> **Objective**
Could the lines from the start of the data through the line with "(0,0) rectangle (1001,760);" be set down exactly, with no pictures among them?
# # # # #
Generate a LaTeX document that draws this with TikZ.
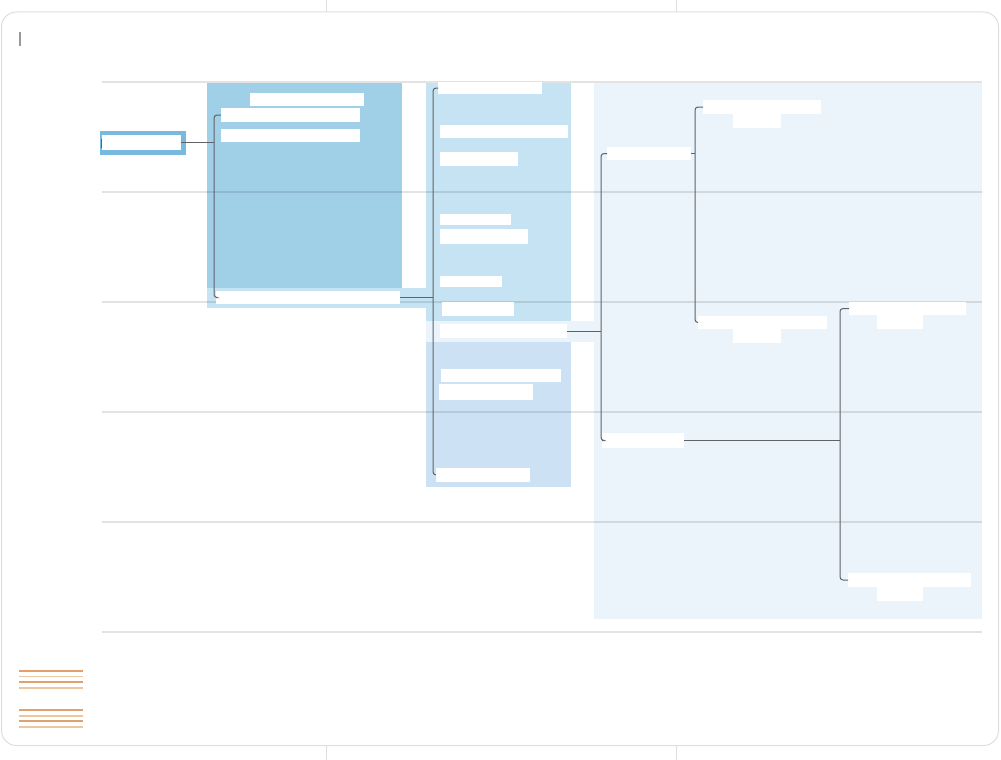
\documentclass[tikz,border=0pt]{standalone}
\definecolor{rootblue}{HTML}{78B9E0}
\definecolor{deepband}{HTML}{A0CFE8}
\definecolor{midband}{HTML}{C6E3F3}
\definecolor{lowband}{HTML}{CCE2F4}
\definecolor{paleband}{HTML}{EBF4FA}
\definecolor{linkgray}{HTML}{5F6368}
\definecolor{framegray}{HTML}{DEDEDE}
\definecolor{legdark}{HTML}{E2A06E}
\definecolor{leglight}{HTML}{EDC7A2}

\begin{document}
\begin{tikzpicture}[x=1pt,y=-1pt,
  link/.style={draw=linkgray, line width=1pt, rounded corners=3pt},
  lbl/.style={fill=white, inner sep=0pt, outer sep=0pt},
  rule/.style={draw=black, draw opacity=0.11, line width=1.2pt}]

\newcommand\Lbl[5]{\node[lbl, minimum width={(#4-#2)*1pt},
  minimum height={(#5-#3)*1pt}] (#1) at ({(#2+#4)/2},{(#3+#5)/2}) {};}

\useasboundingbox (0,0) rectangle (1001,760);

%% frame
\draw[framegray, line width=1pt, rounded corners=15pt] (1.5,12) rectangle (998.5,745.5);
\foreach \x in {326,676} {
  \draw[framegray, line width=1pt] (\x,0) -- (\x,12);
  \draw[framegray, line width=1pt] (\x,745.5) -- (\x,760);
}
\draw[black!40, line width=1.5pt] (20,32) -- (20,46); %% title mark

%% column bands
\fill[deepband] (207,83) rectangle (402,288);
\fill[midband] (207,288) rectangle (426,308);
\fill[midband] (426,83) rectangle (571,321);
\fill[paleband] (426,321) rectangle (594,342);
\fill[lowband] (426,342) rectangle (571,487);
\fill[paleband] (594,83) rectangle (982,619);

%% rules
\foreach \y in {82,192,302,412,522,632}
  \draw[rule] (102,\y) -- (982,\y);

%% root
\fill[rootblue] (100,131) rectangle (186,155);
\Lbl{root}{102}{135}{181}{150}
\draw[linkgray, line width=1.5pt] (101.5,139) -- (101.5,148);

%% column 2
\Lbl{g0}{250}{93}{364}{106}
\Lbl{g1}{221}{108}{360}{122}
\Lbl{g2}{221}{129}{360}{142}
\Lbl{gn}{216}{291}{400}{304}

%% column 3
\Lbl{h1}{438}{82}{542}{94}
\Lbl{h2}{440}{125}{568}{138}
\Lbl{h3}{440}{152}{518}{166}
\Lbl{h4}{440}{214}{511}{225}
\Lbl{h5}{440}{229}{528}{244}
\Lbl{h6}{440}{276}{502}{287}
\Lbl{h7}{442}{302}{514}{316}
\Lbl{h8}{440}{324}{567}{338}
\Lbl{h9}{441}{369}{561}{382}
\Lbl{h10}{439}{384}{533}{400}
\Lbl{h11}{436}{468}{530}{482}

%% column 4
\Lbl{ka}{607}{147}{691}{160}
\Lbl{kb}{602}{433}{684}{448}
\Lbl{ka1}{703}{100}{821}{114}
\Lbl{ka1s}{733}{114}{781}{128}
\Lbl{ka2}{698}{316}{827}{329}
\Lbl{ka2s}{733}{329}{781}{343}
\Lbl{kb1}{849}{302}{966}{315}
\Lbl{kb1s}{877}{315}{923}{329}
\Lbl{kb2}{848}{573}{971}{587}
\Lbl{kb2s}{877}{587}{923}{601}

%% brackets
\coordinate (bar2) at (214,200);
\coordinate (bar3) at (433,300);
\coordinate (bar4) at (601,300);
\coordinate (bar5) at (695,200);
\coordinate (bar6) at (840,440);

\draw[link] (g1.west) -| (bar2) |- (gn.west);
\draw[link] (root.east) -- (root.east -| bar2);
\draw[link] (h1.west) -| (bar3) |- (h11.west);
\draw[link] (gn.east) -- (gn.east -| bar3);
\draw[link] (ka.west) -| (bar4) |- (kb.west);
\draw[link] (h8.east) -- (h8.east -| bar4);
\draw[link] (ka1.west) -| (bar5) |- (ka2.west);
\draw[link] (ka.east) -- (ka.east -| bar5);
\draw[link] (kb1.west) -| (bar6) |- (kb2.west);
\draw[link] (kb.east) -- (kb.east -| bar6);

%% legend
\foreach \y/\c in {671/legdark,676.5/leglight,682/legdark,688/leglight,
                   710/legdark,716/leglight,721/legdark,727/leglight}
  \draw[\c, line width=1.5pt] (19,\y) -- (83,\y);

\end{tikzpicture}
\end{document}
# # # # #
> **Full answer**
Generate a LaTeX document that draws this with TikZ.
\documentclass[tikz,border=0pt]{standalone}
\definecolor{rootblue}{HTML}{78B9E0}
\definecolor{deepband}{HTML}{A0CFE8}
\definecolor{midband}{HTML}{C6E3F3}
\definecolor{lowband}{HTML}{CCE2F4}
\definecolor{paleband}{HTML}{EBF4FA}
\definecolor{linkgray}{HTML}{5F6368}
\definecolor{framegray}{HTML}{DEDEDE}
\definecolor{legdark}{HTML}{E2A06E}
\definecolor{leglight}{HTML}{EDC7A2}

\begin{document}
\begin{tikzpicture}[x=1pt,y=-1pt,
  link/.style={draw=linkgray, line width=1pt, rounded corners=3pt},
  lbl/.style={fill=white, inner sep=0pt, outer sep=0pt},
  rule/.style={draw=black, draw opacity=0.11, line width=1.2pt}]

\newcommand\Lbl[5]{\node[lbl, minimum width={(#4-#2)*1pt},
  minimum height={(#5-#3)*1pt}] (#1) at ({(#2+#4)/2},{(#3+#5)/2}) {};}

\useasboundingbox (0,0) rectangle (1001,760);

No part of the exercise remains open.